The Giants Club Summit has just closed in Kenya as work begins on new Presidential actions in support of the elephant protection initiative. Elton John, Richard Branson and Bear Grylls sent personal messages of support to the gathering of African heads of state, corporate leaders, philanthropists, celebrities and scientists all together with one common purpose – to stop the destruction of elephants at the hands of poachers.
The Kenyan president, Uhuru Kenyatta is hosting the event and yesterday he set fire to a huge stockpile of ivory yesterday in front of other African leaders and foreign officials. This is to show his country’s commitment to saving Africa’s elephants. More than 100 tonnes of ivory taken from nearly 7,000 elephants are still burning now.
Liz Hurley was also in attendance which of course offered valuable Mail Online space to the cause. Only problem was that before they addressed the reason why she was there, they addressed what she looked like – which was slightly missing the point “Ever-youthful Elizabeth’s skin radiated a healthy glow and her lips looked full and plump with a slick of pink lipstick”.
Financiers and donors have pledged more than $5m in funding for new Kenyan, Gabonese, Botswanan and Ugandan initiatives centred on protection of elephants in the wild, the management of human-elephant conflict and better ways to fund the maintenance of key elephant refuges. The Giants Club was founded by Dr Max Graham who set up the charity Space For Giants who I have met on a number of occasions and the premise is that no nation, UN body or NGO can save elephants unless they all work together and they are certainly making a big difference. The aim is to protect 50% of Africa’s elephants by 2020. The Giants Club believes that if they can encourage other key influencers from the worlds of music, art, film, business, politics (and blogging) to help spread the message then the acceleration of success will be greater. “The Giants Club is about uniting many otherwise separate groups of people who together can accelerate progress in protecting Africa’s remaining elephants and the landscapes they depend on” said Max Graham.
Personally, I wouldn’t have burnt the ivory.
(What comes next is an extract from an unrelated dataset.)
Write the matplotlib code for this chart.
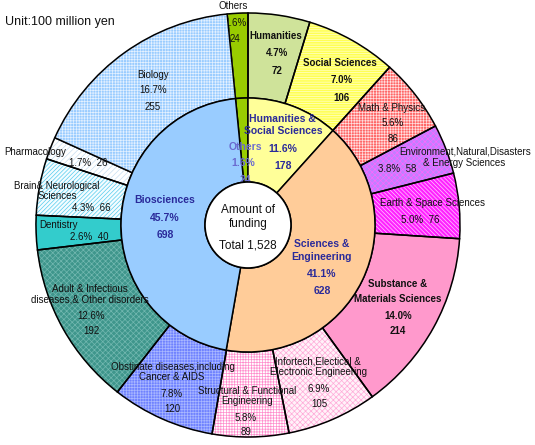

I would have instead invited Ai Wei Wei, the extraordinary Chinese artist to design a moving and powerful installation that could have been put on display in an art gallery or museum in Nairobi in order to create an iconic statement for the future. Although it would have been an installation worth over £80m on the black market so they would have needed pretty good security to keep it safe from poachers I guess.